Les intrants agricoles font eux partie des projets encore à l’étude, d’où l’importance de partager l’expérience de SICPA dans d’autres pays où nos technologies sont déjà à l’œuvre depuis plusieurs années (e.g. l’Italie, le Pakistan ou encore le Brésil – où la technologie SICPA protège la qualité et l’origine des semences) afin de les confronter au contexte et aux attentes du Maroc.
Nous attendons beaucoup de ces échanges avec les opérateurs marocains lors du SIAM.

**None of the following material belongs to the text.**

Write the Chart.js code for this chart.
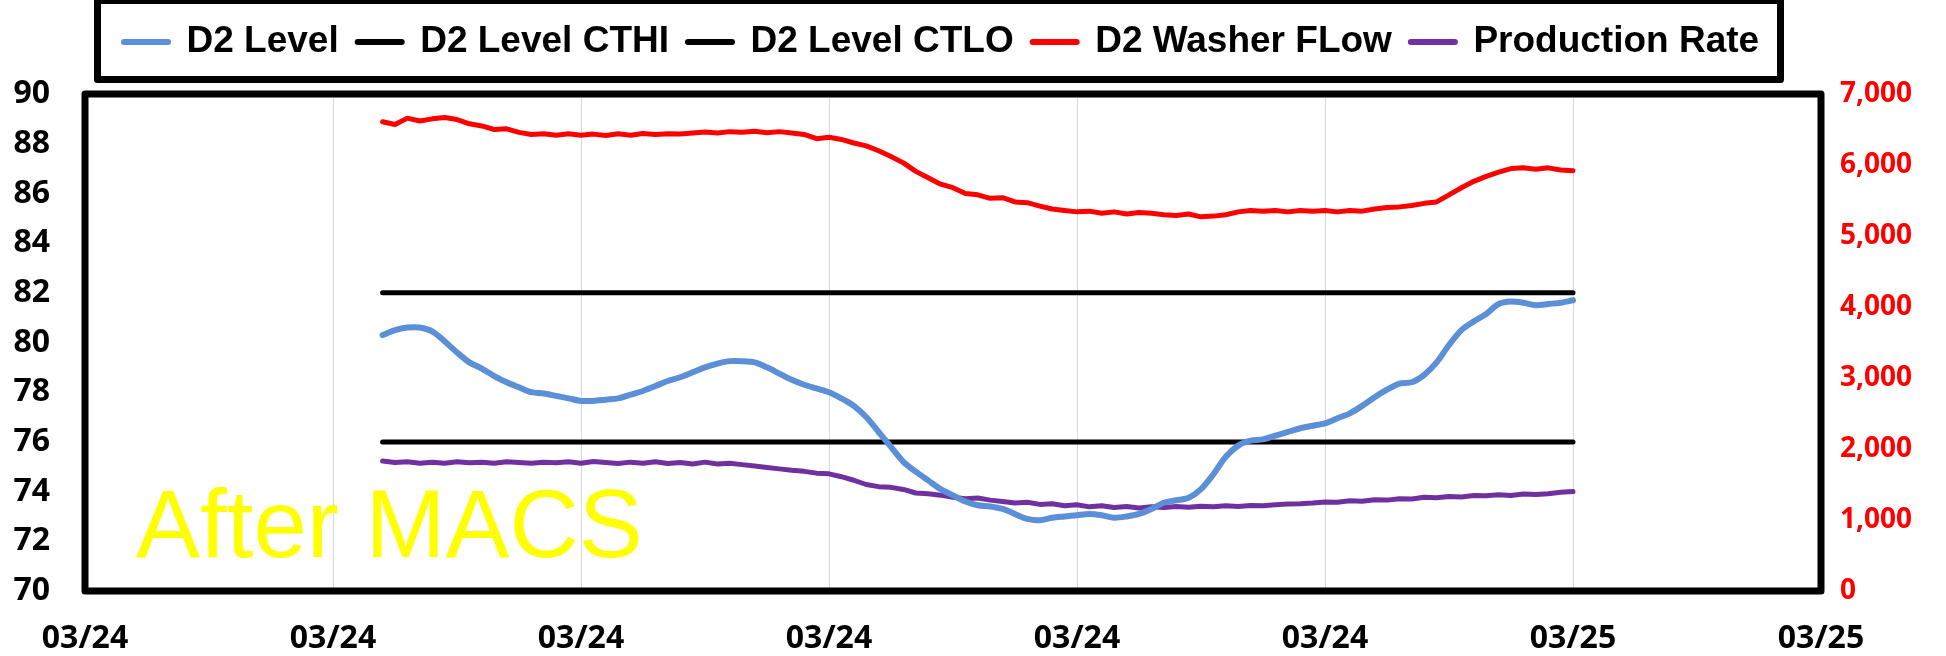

De plus, notre implantation au Maroc revêt un rôle stratégique sur le continent : d’une part le Royaume a depuis longtemps saisi l’importance et les enjeux de la traçabilité sécurisée pour ses citoyens. D’autre part, le pays est riche de nombreux talents connaissant bien le contexte régional.
Ceci explique pourquoi nous avons implanté ici un centre d’excellence appelé à rayonner : nos équipes, experts et ingénieurs marocains seront logiquement sollicités pour la mise en œuvre de nos autres projets dans la région. Le SIAM est une occasion de croiser et d’échanger avec de tels talents.
Entretien réalisé par
Fahd YATA
Who is M. Philippe Gillet
Philippe Gillet a rejoint SICPA en 2017 en tant que Chief Scientific Officer. Il est chargé de mener les réflexions stratégiques et transversales à l’entreprise et d’apporter des solutions marchés qui permettent la sécurisation de produits physiques et digitaux. Il est particulièrement actif dans la digitalisation des services de l’Etat, la sécurité de la chaine de valeur agro-alimentaire, le marquage du pétrole et du gaz naturel, ainsi que l’Identité et les documents de valeur à l’ère du numérique. Philippe Gillet apporte au monde de l’entreprise un solide parcours scientifique. Il a tout d’abord étudié les Sciences de la Terre à l’Ecole normale supérieure à Paris, pour ensuite enseigner sur la formation et l’évolution de la Terre et du système solaire dans des universités prestigieuses comme l’Ecole normale supérieure de Lyon. Actif dans le management de la science, de l’innovation et de l’enseignement, Philippe Gillet a entre autres dirigé l’Institut National des Sciences de l’Univers du CNRS (1999-2003). Dans le cadre de ce mandat, il a développé la recherche opérationnelle par la création des Observatoires de Recherche en Environnement (eau, sol, systèmes agricoles). Il a présidé l’Agence Nationale de la Recherche française (2007) et l’Ecole normale supérieure de Lyon (2003-2007). De 2007 à 2010, il a dirigé le cabinet de la Ministre française de la Recherche et de l’Enseignement Supérieur, Valérie Pécresse. Il rejoint l’Ecole Polytechnique Fédérale de Lausanne (EPFL) en 2010 en tant que Vice-Président pour les Affaires Académiques. Dans le cadre de ses fonctions il a aussi assuré la direction du programme européen Human Brain Project. Bien que CSO chez SICPA, il a gardé une activité de recherche à l’EPFL et il est aussi Président des conseils scientifiques de la Région Ile de France et de l’Institut National de la Recherche Agronomique (INRA) depuis 2016.